### [Set task]
Exactly as written, quote every line that follows, skipping the images.

>> start

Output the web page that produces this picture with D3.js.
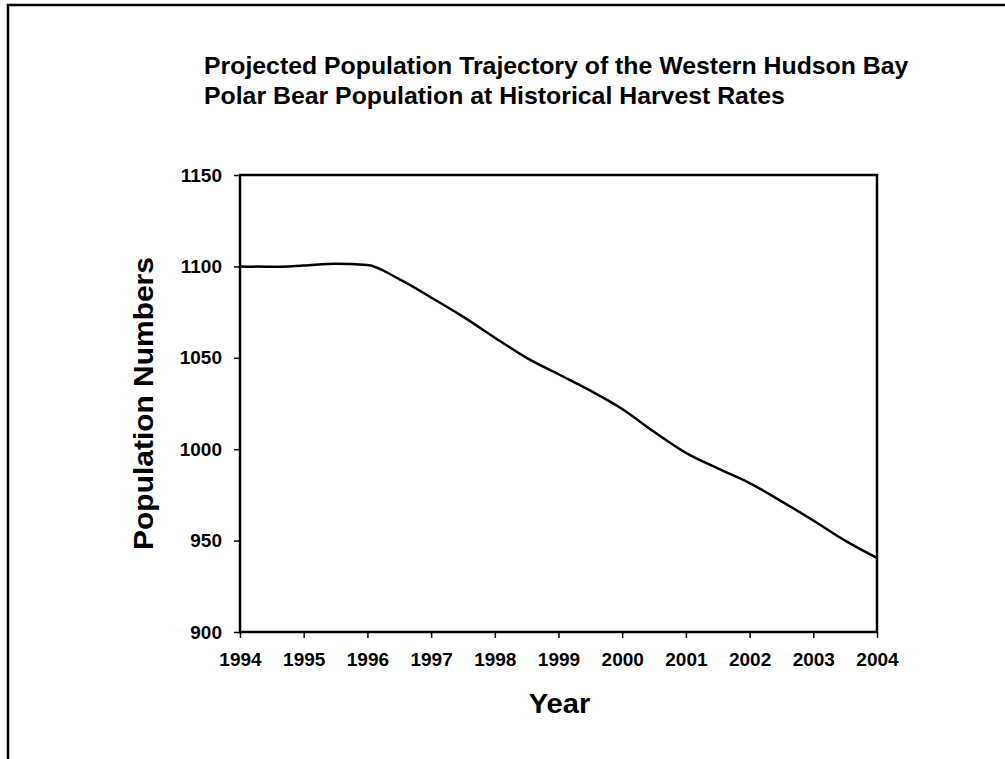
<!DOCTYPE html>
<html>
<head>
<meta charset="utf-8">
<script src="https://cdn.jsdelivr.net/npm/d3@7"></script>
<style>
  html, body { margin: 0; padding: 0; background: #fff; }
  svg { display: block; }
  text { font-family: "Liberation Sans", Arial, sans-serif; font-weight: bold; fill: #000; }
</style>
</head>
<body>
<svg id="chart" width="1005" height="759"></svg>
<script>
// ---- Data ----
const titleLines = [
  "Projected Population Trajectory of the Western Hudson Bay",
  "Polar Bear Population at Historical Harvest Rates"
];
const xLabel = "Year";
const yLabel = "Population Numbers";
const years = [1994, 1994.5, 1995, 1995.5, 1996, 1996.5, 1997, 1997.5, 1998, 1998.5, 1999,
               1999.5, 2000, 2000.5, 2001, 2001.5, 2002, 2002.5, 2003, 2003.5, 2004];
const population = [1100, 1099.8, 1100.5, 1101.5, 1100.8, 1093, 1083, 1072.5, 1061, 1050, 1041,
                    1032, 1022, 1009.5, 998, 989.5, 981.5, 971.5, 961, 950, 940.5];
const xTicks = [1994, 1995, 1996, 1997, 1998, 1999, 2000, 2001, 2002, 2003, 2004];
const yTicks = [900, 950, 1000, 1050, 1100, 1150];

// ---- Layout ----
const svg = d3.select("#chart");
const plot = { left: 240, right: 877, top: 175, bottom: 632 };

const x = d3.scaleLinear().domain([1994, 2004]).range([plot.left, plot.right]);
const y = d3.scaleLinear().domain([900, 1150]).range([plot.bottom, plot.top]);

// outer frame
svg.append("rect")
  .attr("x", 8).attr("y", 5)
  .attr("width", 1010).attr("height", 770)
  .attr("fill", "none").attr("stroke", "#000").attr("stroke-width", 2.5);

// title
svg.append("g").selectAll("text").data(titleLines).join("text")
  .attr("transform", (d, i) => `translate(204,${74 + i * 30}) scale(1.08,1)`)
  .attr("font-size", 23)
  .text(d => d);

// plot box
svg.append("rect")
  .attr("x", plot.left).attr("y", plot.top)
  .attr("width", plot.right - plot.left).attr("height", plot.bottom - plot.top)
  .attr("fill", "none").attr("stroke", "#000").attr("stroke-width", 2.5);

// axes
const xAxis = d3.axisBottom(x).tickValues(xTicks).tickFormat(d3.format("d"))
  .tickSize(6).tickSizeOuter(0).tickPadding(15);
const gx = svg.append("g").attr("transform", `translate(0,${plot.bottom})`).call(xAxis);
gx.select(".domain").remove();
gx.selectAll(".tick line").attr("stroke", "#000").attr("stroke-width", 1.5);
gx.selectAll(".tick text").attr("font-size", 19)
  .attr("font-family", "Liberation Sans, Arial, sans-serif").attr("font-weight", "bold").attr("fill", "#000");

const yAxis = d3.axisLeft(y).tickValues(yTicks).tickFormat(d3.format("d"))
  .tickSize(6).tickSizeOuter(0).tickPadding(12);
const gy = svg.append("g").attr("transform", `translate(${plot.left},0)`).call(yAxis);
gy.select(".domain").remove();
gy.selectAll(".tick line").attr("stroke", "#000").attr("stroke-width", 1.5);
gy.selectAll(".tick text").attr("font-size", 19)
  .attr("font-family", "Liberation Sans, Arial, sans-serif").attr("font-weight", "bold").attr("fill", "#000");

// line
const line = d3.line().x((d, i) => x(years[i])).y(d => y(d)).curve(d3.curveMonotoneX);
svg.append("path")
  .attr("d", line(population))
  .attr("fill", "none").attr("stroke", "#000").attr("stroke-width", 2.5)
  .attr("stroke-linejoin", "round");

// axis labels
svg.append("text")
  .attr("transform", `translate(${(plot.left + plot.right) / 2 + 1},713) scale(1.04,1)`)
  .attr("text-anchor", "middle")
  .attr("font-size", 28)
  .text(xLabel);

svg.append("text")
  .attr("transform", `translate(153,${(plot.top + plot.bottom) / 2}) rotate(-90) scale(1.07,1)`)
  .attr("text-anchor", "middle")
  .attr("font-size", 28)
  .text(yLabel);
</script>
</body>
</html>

>> end

### [Answer to this exercise]
Output the web page that produces this picture with D3.js.
<!DOCTYPE html>
<html>
<head>
<meta charset="utf-8">
<script src="https://cdn.jsdelivr.net/npm/d3@7"></script>
<style>
  html, body { margin: 0; padding: 0; background: #fff; }
  svg { display: block; }
  text { font-family: "Liberation Sans", Arial, sans-serif; font-weight: bold; fill: #000; }
</style>
</head>
<body>
<svg id="chart" width="1005" height="759"></svg>
<script>
// ---- Data ----
const titleLines = [
  "Projected Population Trajectory of the Western Hudson Bay",
  "Polar Bear Population at Historical Harvest Rates"
];
const xLabel = "Year";
const yLabel = "Population Numbers";
const years = [1994, 1994.5, 1995, 1995.5, 1996, 1996.5, 1997, 1997.5, 1998, 1998.5, 1999,
               1999.5, 2000, 2000.5, 2001, 2001.5, 2002, 2002.5, 2003, 2003.5, 2004];
const population = [1100, 1099.8, 1100.5, 1101.5, 1100.8, 1093, 1083, 1072.5, 1061, 1050, 1041,
                    1032, 1022, 1009.5, 998, 989.5, 981.5, 971.5, 961, 950, 940.5];
const xTicks = [1994, 1995, 1996, 1997, 1998, 1999, 2000, 2001, 2002, 2003, 2004];
const yTicks = [900, 950, 1000, 1050, 1100, 1150];

// ---- Layout ----
const svg = d3.select("#chart");
const plot = { left: 240, right: 877, top: 175, bottom: 632 };

const x = d3.scaleLinear().domain([1994, 2004]).range([plot.left, plot.right]);
const y = d3.scaleLinear().domain([900, 1150]).range([plot.bottom, plot.top]);

// outer frame
svg.append("rect")
  .attr("x", 8).attr("y", 5)
  .attr("width", 1010).attr("height", 770)
  .attr("fill", "none").attr("stroke", "#000").attr("stroke-width", 2.5);

// title
svg.append("g").selectAll("text").data(titleLines).join("text")
  .attr("transform", (d, i) => `translate(204,${74 + i * 30}) scale(1.08,1)`)
  .attr("font-size", 23)
  .text(d => d);

// plot box
svg.append("rect")
  .attr("x", plot.left).attr("y", plot.top)
  .attr("width", plot.right - plot.left).attr("height", plot.bottom - plot.top)
  .attr("fill", "none").attr("stroke", "#000").attr("stroke-width", 2.5);

// axes
const xAxis = d3.axisBottom(x).tickValues(xTicks).tickFormat(d3.format("d"))
  .tickSize(6).tickSizeOuter(0).tickPadding(15);
const gx = svg.append("g").attr("transform", `translate(0,${plot.bottom})`).call(xAxis);
gx.select(".domain").remove();
gx.selectAll(".tick line").attr("stroke", "#000").attr("stroke-width", 1.5);
gx.selectAll(".tick text").attr("font-size", 19)
  .attr("font-family", "Liberation Sans, Arial, sans-serif").attr("font-weight", "bold").attr("fill", "#000");

const yAxis = d3.axisLeft(y).tickValues(yTicks).tickFormat(d3.format("d"))
  .tickSize(6).tickSizeOuter(0).tickPadding(12);
const gy = svg.append("g").attr("transform", `translate(${plot.left},0)`).call(yAxis);
gy.select(".domain").remove();
gy.selectAll(".tick line").attr("stroke", "#000").attr("stroke-width", 1.5);
gy.selectAll(".tick text").attr("font-size", 19)
  .attr("font-family", "Liberation Sans, Arial, sans-serif").attr("font-weight", "bold").attr("fill", "#000");

// line
const line = d3.line().x((d, i) => x(years[i])).y(d => y(d)).curve(d3.curveMonotoneX);
svg.append("path")
  .attr("d", line(population))
  .attr("fill", "none").attr("stroke", "#000").attr("stroke-width", 2.5)
  .attr("stroke-linejoin", "round");

// axis labels
svg.append("text")
  .attr("transform", `translate(${(plot.left + plot.right) / 2 + 1},713) scale(1.04,1)`)
  .attr("text-anchor", "middle")
  .attr("font-size", 28)
  .text(xLabel);

svg.append("text")
  .attr("transform", `translate(153,${(plot.top + plot.bottom) / 2}) rotate(-90) scale(1.07,1)`)
  .attr("text-anchor", "middle")
  .attr("font-size", 28)
  .text(yLabel);
</script>
</body>
</html>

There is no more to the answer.